Нет сомнения, это были письма, написанные после рассказа Бурцева о свидании с Лопухиным. Имя последнего и подробности разговора с ним держались в секрете. Но факт резкого поворота в ходе всего дела не был тайной для сравнительно широких кругов партийных деятелей. От одного к другому шло известие о "таинственной сенсации", которую преподнес суду Бурцев и которая заставила Центральный Комитет приступить к особому расследованию в Петербурге. Во всяком случае, в этих пределах о происшествии было сообщено и Азефу, - теми его друзьями, которые продолжали оставаться уверенными в его невиновности. Таковым его считал даже сам Аргунов, которого Центральный Комитет отправлял в Петербург для собирания сведений о Лопухине. Перед своим отъездом из Парижа он не только счел нужным зайти попрощаться с женой Азефа, но и написать самому Азефу. "Одна подробность, характеризующая настроение у меня - следователя, пишет он в своих воспоминаниях, - при прощании с женой и детьми Азефа мне {342} вдруг захотелось сказать слово утешения и поддержки "бедному Ивану Николаевичу", который там, один, переживает эти отвратительные толки о себе, всю эту грязную процедуру судебного разбирательства, и пр. и пр. Я написал ему открытку, где в нескольких словах, прощаясь перед отъездом, просил его не тревожиться, не расстраиваться и быть бодрым".

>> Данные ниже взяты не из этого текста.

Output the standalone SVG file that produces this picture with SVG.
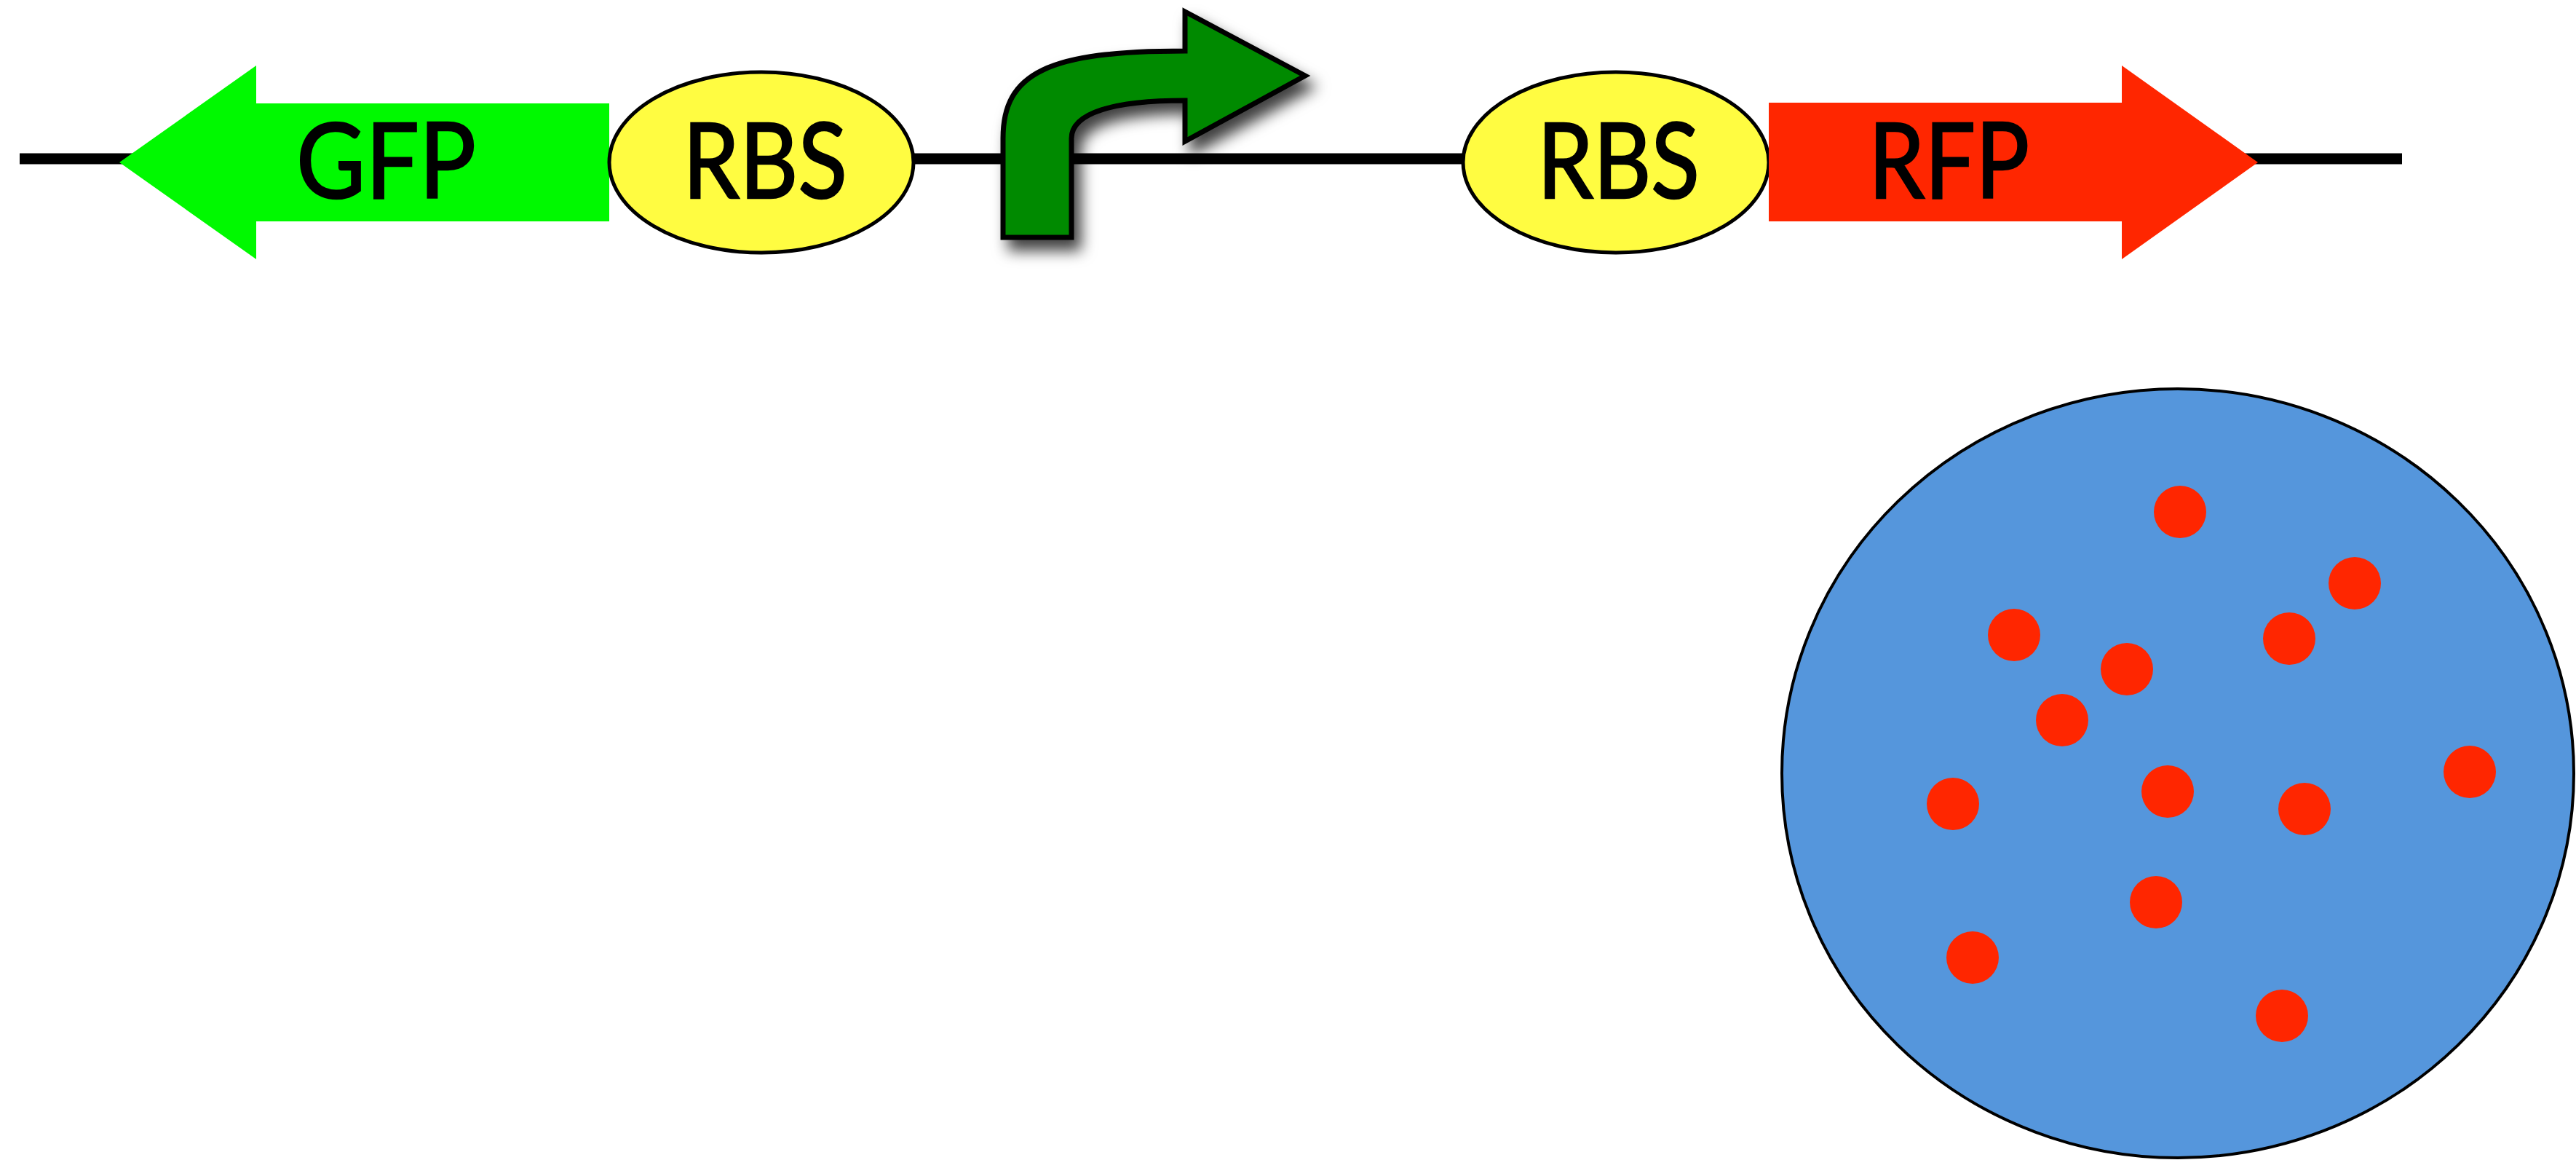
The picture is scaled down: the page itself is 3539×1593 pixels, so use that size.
<svg xmlns="http://www.w3.org/2000/svg" width="3539" height="1593" viewBox="0 0 3539 1593">
<defs>
<style>
.lbl{font-family:Lato,"Open Sans","Liberation Sans",sans-serif;font-size:143px;fill:#000;stroke:#000;stroke-width:2.5;}
.rbs{fill:#fffc41;stroke:#000;stroke-width:5;}
.dot{fill:#ff2600;}
</style>
<filter id="shadow" x="-20%" y="-20%" width="150%" height="160%">
<feDropShadow dx="10" dy="15" stdDeviation="10" flood-color="#000" flood-opacity="0.75"/>
</filter>
</defs>
<rect width="3539" height="1593" fill="#fff"/>
<g id="connectors">
<line x1="27" y1="218" x2="3300" y2="218" stroke="#000" stroke-width="15"/>
</g>
<g id="gfp">
<polygon points="164,223 352,90 352,142 837,142 837,304 352,304 352,356" fill="#00f900"/>
<text class="lbl" x="407" y="272" textLength="247" lengthAdjust="spacingAndGlyphs">GFP</text>
</g>
<g id="rbs1">
<ellipse class="rbs" cx="1046" cy="223" rx="209" ry="124"/>
<text class="lbl" x="938" y="272" textLength="226" lengthAdjust="spacingAndGlyphs">RBS</text>
</g>
<g id="promoter">
<path d="M1378,326 L1378,190 C1378,100 1440,70 1628,70 L1628,16 L1793,104 L1628,194 L1628,138 C1530,138 1472,155 1472,190 L1472,326 Z" fill="#008a00" stroke="#000" stroke-width="7" stroke-linejoin="miter" filter="url(#shadow)"/>
</g>
<g id="rbs2">
<ellipse class="rbs" cx="2220" cy="223" rx="210" ry="124"/>
<text class="lbl" x="2112" y="272" textLength="223" lengthAdjust="spacingAndGlyphs">RBS</text>
</g>
<g id="rfp">
<polygon points="2430,141 2915,141 2915,90 3102,223 2915,356 2915,304 2430,304" fill="#ff2600"/>
<text class="lbl" x="2567" y="272" textLength="221" lengthAdjust="spacingAndGlyphs">RFP</text>
</g>
<g id="cell">
<ellipse cx="2992" cy="1062" rx="544" ry="528" fill="#5596dc" stroke="#000" stroke-width="4"/>
<circle class="dot" cx="2995" cy="703" r="36"/>
<circle class="dot" cx="3235" cy="801" r="36"/>
<circle class="dot" cx="2767" cy="872" r="36"/>
<circle class="dot" cx="3145" cy="877" r="36"/>
<circle class="dot" cx="2922" cy="919" r="36"/>
<circle class="dot" cx="2833" cy="989" r="36"/>
<circle class="dot" cx="2683" cy="1104" r="36"/>
<circle class="dot" cx="2978" cy="1087" r="36"/>
<circle class="dot" cx="3166" cy="1111" r="36"/>
<circle class="dot" cx="3393" cy="1060" r="36"/>
<circle class="dot" cx="2962" cy="1239" r="36"/>
<circle class="dot" cx="2710" cy="1315" r="36"/>
<circle class="dot" cx="3135" cy="1395" r="36"/>
</g>
</svg>
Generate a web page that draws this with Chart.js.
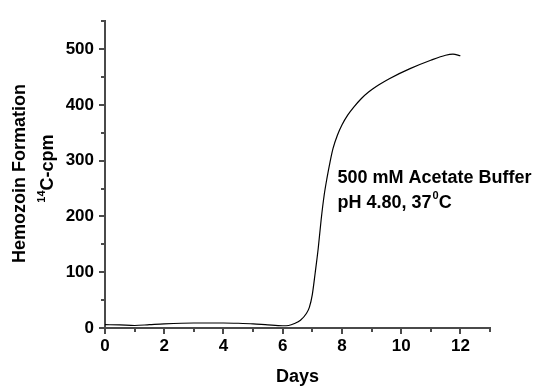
<!DOCTYPE html>
<html>
<head>
<meta charset="utf-8">
<script src="https://cdn.jsdelivr.net/npm/chart.js@4.4.0/dist/chart.umd.min.js"></script>
<style>
  html, body { margin: 0; padding: 0; background: #fff; }
  #wrap { width: 538px; height: 389px; }
</style>
</head>
<body>
<div id="wrap"><canvas id="hemozoinChart" width="538" height="389"></canvas></div>
<script>
// incubation time (days) and 14C counts of the hemozoin formed
const days = [0, 0.5, 1, 1.5, 2, 3, 4, 4.5, 5, 5.5, 6, 6.2, 6.4, 6.6, 6.8, 6.9, 7.0, 7.1, 7.2, 7.3, 7.4, 7.5, 7.6, 7.7, 7.85, 8.0, 8.2, 8.4, 8.65, 8.9, 9.25, 9.6, 10.3, 11.0, 11.5, 11.75, 12.0];
const cpm  = [6, 5.5, 4.5, 6, 7.5, 9, 9, 8.5, 7.5, 5.5, 4, 4.5, 8, 14, 26, 37, 60, 100, 143, 195, 238, 270, 298, 322, 346, 364, 382, 396, 411, 423, 436, 447, 465, 480, 489, 491, 488];

const dayTicks = [0, 2, 4, 6, 8, 10, 12];
const cpmTicks = [0, 100, 200, 300, 400, 500];

// buffer conditions written next to the curve
const noteLine1 = '500 mM Acetate Buffer';
const noteLine2 = ['pH 4.80, 37', '0', 'C'];
const noteDay = 7.85;
const noteCpm = [260, 216];

const FONT = '"Liberation Sans", Arial, Helvetica, sans-serif';
const axisColor = '#4a4a4a';

const points = days.map((d, i) => ({ x: d, y: cpm[i] }));

// draws tick marks, axis titles and the buffer note
const extras = {
  id: 'extras',
  afterDraw(chart) {
    const ctx = chart.ctx;
    const xs = chart.scales.x;
    const ys = chart.scales.y;
    const area = chart.chartArea;
    ctx.save();
    ctx.strokeStyle = axisColor;
    ctx.lineWidth = 2;

    for (let d = xs.min; d <= xs.max; d++) {
      const px = Math.round(xs.getPixelForValue(d));
      const len = d % 2 === 0 ? 6 : 4;
      ctx.beginPath();
      ctx.moveTo(px, area.bottom);
      ctx.lineTo(px, area.bottom + len);
      ctx.stroke();
    }
    for (let v = ys.min; v <= ys.max; v += 50) {
      const py = Math.round(ys.getPixelForValue(v));
      const len = v % 100 === 0 ? 6 : 4;
      ctx.beginPath();
      ctx.moveTo(area.left, py);
      ctx.lineTo(area.left - len, py);
      ctx.stroke();
    }

    ctx.fillStyle = '#000';
    ctx.textBaseline = 'middle';

    // x title
    ctx.font = 'bold 18px ' + FONT;
    ctx.textAlign = 'center';
    ctx.fillText('Days', (area.left + area.right) / 2, 377);

    // y title, two lines, rotated
    const cy = (area.top + area.bottom) / 2;
    ctx.save();
    ctx.translate(20, cy - 1);
    ctx.rotate(-Math.PI / 2);
    ctx.fillText('Hemozoin Formation', 0, 0);
    ctx.restore();

    ctx.save();
    ctx.translate(48, cy - 6);
    ctx.rotate(-Math.PI / 2);
    ctx.textAlign = 'left';
    ctx.font = 'bold 11px ' + FONT;
    const wSup = ctx.measureText('14').width;
    ctx.font = 'bold 18px ' + FONT;
    const wMain = ctx.measureText('C-cpm').width;
    const start = -(wSup + wMain) / 2;
    ctx.font = 'bold 11px ' + FONT;
    ctx.fillText('14', start, -6);
    ctx.font = 'bold 18px ' + FONT;
    ctx.fillText('C-cpm', start + wSup, 0);
    ctx.restore();

    // buffer note
    const nx = xs.getPixelForValue(noteDay);
    ctx.textAlign = 'left';
    ctx.textBaseline = 'alphabetic';
    ctx.font = 'bold 18px ' + FONT;
    ctx.fillText(noteLine1, nx, ys.getPixelForValue(noteCpm[0]));
    const y2 = ys.getPixelForValue(noteCpm[1]);
    let x2 = nx;
    ctx.fillText(noteLine2[0], x2, y2);
    x2 += ctx.measureText(noteLine2[0]).width + 1;
    ctx.font = 'bold 11px ' + FONT;
    ctx.fillText(noteLine2[1], x2, y2 - 9);
    x2 += ctx.measureText(noteLine2[1]).width;
    ctx.font = 'bold 18px ' + FONT;
    ctx.fillText(noteLine2[2], x2, y2);

    ctx.restore();
  }
};

const ctx = document.querySelector('#hemozoinChart').getContext('2d');
const hemozoinChart = new Chart(ctx, {
  type: 'line',
  data: {
    datasets: [{
      data: points,
      borderColor: '#000',
      borderWidth: 1.2,
      pointRadius: 0,
      fill: false,
      cubicInterpolationMode: 'monotone'
    }]
  },
  options: {
    responsive: false,
    animation: false,
    layout: { padding: { top: 16, right: 48, left: 0, bottom: 0 } },
    plugins: {
      legend: { display: false },
      tooltip: { enabled: false }
    },
    scales: {
      x: {
        type: 'linear',
        min: 0,
        max: 13,
        afterBuildTicks: s => { s.ticks = dayTicks.map(v => ({ value: v })); },
        afterFit: s => { s.height = 61; },
        grid: { display: false, drawTicks: false },
        border: { display: true, color: axisColor, width: 2 },
        ticks: {
          padding: 8,
          maxRotation: 0,
          color: '#000',
          font: { family: FONT, size: 17, weight: 'bold' }
        }
      },
      y: {
        min: 0,
        max: 550,
        afterBuildTicks: s => { s.ticks = cpmTicks.map(v => ({ value: v })); },
        afterFit: s => { s.width = 105; },
        grid: { display: false, drawTicks: false },
        border: { display: true, color: axisColor, width: 2 },
        ticks: {
          padding: 11,
          color: '#000',
          font: { family: FONT, size: 17, weight: 'bold' }
        }
      }
    }
  },
  plugins: [extras]
});
</script>
</body>
</html>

Может быть, именно эта открытка и переполнила чашу тревог Азефа и заставила его поспешить в Париж, - чтобы попытаться спасти то, что еще можно было спасти из всей этой становившейся все более и более "грязной" процедуры.
В Париже выяснилось, что положение было хуже, чем он ожидал. Возможностей спасения не было, - и в дальнейшем Азеф все время катится по наклонной плоскости, делая ошибку за ошибкой. "Когда бог хочет кого-либо наказать, писал он позднее о своем поведении в эти дни, - то отнимает у него разум".